### REQUIREMENT
Copy out the listing that follows, exactly, without its pictures.

### MATERIAL PROVIDED
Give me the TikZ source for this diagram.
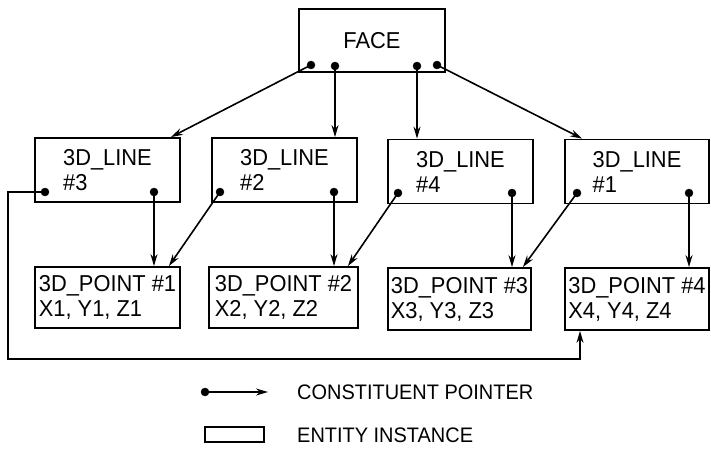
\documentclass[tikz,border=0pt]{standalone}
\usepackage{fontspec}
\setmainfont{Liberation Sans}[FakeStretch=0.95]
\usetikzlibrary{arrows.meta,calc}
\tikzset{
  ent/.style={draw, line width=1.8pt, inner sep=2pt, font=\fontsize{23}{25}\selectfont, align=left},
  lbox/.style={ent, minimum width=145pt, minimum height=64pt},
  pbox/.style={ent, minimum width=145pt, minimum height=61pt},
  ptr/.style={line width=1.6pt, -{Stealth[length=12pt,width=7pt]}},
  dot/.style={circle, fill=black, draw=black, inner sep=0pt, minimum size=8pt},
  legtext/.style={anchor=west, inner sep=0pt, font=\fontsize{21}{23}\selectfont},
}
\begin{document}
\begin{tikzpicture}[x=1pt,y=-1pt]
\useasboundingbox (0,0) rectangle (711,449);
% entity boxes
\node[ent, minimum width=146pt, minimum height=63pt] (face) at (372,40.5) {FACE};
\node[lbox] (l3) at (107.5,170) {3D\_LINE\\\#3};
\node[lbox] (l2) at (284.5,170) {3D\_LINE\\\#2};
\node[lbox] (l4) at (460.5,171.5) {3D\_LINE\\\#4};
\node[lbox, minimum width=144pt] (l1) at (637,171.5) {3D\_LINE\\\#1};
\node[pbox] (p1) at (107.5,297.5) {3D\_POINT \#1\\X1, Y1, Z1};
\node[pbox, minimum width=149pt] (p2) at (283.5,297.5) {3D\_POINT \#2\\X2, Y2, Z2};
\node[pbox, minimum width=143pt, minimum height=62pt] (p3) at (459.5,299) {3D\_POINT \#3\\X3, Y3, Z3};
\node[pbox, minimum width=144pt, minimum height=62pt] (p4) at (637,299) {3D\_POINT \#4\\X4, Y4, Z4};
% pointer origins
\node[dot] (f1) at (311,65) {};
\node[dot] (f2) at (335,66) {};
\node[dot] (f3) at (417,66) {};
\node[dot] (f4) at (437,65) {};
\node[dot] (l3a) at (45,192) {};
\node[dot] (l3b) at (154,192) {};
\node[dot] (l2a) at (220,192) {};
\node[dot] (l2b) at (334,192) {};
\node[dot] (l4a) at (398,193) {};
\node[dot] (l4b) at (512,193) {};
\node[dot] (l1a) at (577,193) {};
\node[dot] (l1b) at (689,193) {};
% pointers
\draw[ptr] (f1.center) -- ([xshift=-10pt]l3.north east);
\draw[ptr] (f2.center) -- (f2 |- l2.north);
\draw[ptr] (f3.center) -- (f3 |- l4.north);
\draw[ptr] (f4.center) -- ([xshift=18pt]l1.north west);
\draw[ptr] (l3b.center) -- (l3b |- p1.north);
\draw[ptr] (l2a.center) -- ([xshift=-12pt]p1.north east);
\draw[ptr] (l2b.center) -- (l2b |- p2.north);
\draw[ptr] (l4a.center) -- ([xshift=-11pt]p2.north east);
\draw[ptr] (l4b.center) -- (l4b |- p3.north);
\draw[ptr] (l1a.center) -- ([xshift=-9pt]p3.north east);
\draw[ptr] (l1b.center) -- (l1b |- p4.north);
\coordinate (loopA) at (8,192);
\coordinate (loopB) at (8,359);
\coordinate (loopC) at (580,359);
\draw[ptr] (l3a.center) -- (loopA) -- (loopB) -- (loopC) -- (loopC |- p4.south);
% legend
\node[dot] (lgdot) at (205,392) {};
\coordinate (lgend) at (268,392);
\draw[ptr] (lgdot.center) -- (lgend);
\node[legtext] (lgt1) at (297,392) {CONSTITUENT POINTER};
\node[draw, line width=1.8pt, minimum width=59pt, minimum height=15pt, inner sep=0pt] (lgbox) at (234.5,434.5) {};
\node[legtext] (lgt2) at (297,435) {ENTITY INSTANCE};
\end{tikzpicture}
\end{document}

### SOLUTION TO THIS TASK
Give me the TikZ source for this diagram.
\documentclass[tikz,border=0pt]{standalone}
\usepackage{fontspec}
\setmainfont{Liberation Sans}[FakeStretch=0.95]
\usetikzlibrary{arrows.meta,calc}
\tikzset{
  ent/.style={draw, line width=1.8pt, inner sep=2pt, font=\fontsize{23}{25}\selectfont, align=left},
  lbox/.style={ent, minimum width=145pt, minimum height=64pt},
  pbox/.style={ent, minimum width=145pt, minimum height=61pt},
  ptr/.style={line width=1.6pt, -{Stealth[length=12pt,width=7pt]}},
  dot/.style={circle, fill=black, draw=black, inner sep=0pt, minimum size=8pt},
  legtext/.style={anchor=west, inner sep=0pt, font=\fontsize{21}{23}\selectfont},
}
\begin{document}
\begin{tikzpicture}[x=1pt,y=-1pt]
\useasboundingbox (0,0) rectangle (711,449);
% entity boxes
\node[ent, minimum width=146pt, minimum height=63pt] (face) at (372,40.5) {FACE};
\node[lbox] (l3) at (107.5,170) {3D\_LINE\\\#3};
\node[lbox] (l2) at (284.5,170) {3D\_LINE\\\#2};
\node[lbox] (l4) at (460.5,171.5) {3D\_LINE\\\#4};
\node[lbox, minimum width=144pt] (l1) at (637,171.5) {3D\_LINE\\\#1};
\node[pbox] (p1) at (107.5,297.5) {3D\_POINT \#1\\X1, Y1, Z1};
\node[pbox, minimum width=149pt] (p2) at (283.5,297.5) {3D\_POINT \#2\\X2, Y2, Z2};
\node[pbox, minimum width=143pt, minimum height=62pt] (p3) at (459.5,299) {3D\_POINT \#3\\X3, Y3, Z3};
\node[pbox, minimum width=144pt, minimum height=62pt] (p4) at (637,299) {3D\_POINT \#4\\X4, Y4, Z4};
% pointer origins
\node[dot] (f1) at (311,65) {};
\node[dot] (f2) at (335,66) {};
\node[dot] (f3) at (417,66) {};
\node[dot] (f4) at (437,65) {};
\node[dot] (l3a) at (45,192) {};
\node[dot] (l3b) at (154,192) {};
\node[dot] (l2a) at (220,192) {};
\node[dot] (l2b) at (334,192) {};
\node[dot] (l4a) at (398,193) {};
\node[dot] (l4b) at (512,193) {};
\node[dot] (l1a) at (577,193) {};
\node[dot] (l1b) at (689,193) {};
% pointers
\draw[ptr] (f1.center) -- ([xshift=-10pt]l3.north east);
\draw[ptr] (f2.center) -- (f2 |- l2.north);
\draw[ptr] (f3.center) -- (f3 |- l4.north);
\draw[ptr] (f4.center) -- ([xshift=18pt]l1.north west);
\draw[ptr] (l3b.center) -- (l3b |- p1.north);
\draw[ptr] (l2a.center) -- ([xshift=-12pt]p1.north east);
\draw[ptr] (l2b.center) -- (l2b |- p2.north);
\draw[ptr] (l4a.center) -- ([xshift=-11pt]p2.north east);
\draw[ptr] (l4b.center) -- (l4b |- p3.north);
\draw[ptr] (l1a.center) -- ([xshift=-9pt]p3.north east);
\draw[ptr] (l1b.center) -- (l1b |- p4.north);
\coordinate (loopA) at (8,192);
\coordinate (loopB) at (8,359);
\coordinate (loopC) at (580,359);
\draw[ptr] (l3a.center) -- (loopA) -- (loopB) -- (loopC) -- (loopC |- p4.south);
% legend
\node[dot] (lgdot) at (205,392) {};
\coordinate (lgend) at (268,392);
\draw[ptr] (lgdot.center) -- (lgend);
\node[legtext] (lgt1) at (297,392) {CONSTITUENT POINTER};
\node[draw, line width=1.8pt, minimum width=59pt, minimum height=15pt, inner sep=0pt] (lgbox) at (234.5,434.5) {};
\node[legtext] (lgt2) at (297,435) {ENTITY INSTANCE};
\end{tikzpicture}
\end{document}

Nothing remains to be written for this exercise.